At the Institute for Animal Breeding Research in Rostock Dummerstorf, pure breeding continued to be pursued. The Graditz and Ganschow studs also held an important position in this context. Trakehner stallions succeeded in providing riding sports in the GDR with many extremely talented horses, some of whom even competed in the Olympic Games. Although the SED regime applied the same uniform approach to horsebreeding as to many other areas of life, horses of pure Trakehner descent received a “T” added to the uniform branding of a snake with an arrow – an important manifestation of individuality in “real existing socialism”!
Importance for the State breeding programmes
Because of their early orientation towards endurance (military) and, later on, sport, Trakehner horses have always been able to provide important momentum for State breeding programmes. As both a real alternative and a good complement to thoroughbreds, Trakehner stallions assisted in firmly rooting the position of riding horses in the State breeding programmes after the war.

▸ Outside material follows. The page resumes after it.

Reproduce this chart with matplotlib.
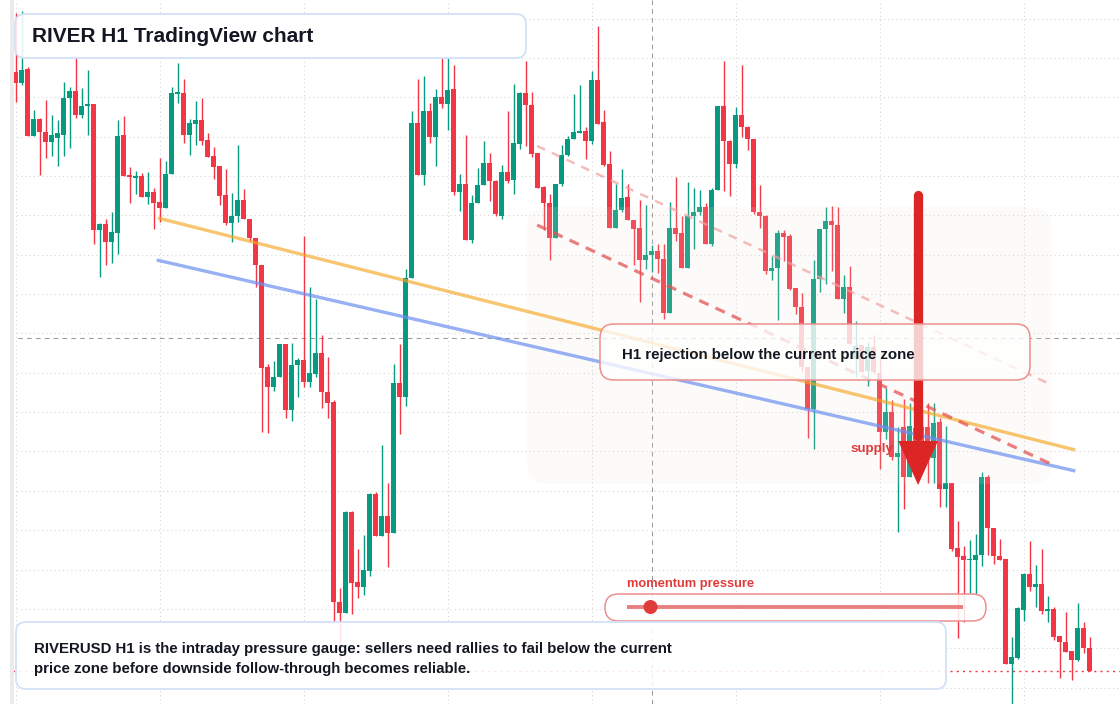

In Hannover, it was Abglanz who, via the Abhang brothers, Archimedes – a genitor of sport horses – and especially through his son Absatz passed on an unprecedented flair. This line is still very much alive today with horses such as Akzent II/Alabaster and Argentan/Argentinus.
Lateran made an excellent name for himself in Hanover and Westphalia during the 1960ies. Even the Hanoverian S-line with the jumping prodigy Staccato as a showcase is based on Trakehner Dampfross’ son Semper idem, via Sender.
The Westphalian State Stud Warendorf saw horses such as Humboldt, Cyklon and Abschaum, with the latter being the founder, via Aar, of a line of stallions that was very popular in the 1970ies. Julmond also stood at Warendorf but did not become a founder of modern riding horse breeding until later, after moving to Baden Württemberg. Other breeds such as the Rheinland, Zweibrücker or Hesse breeds are also based on these Trakehners.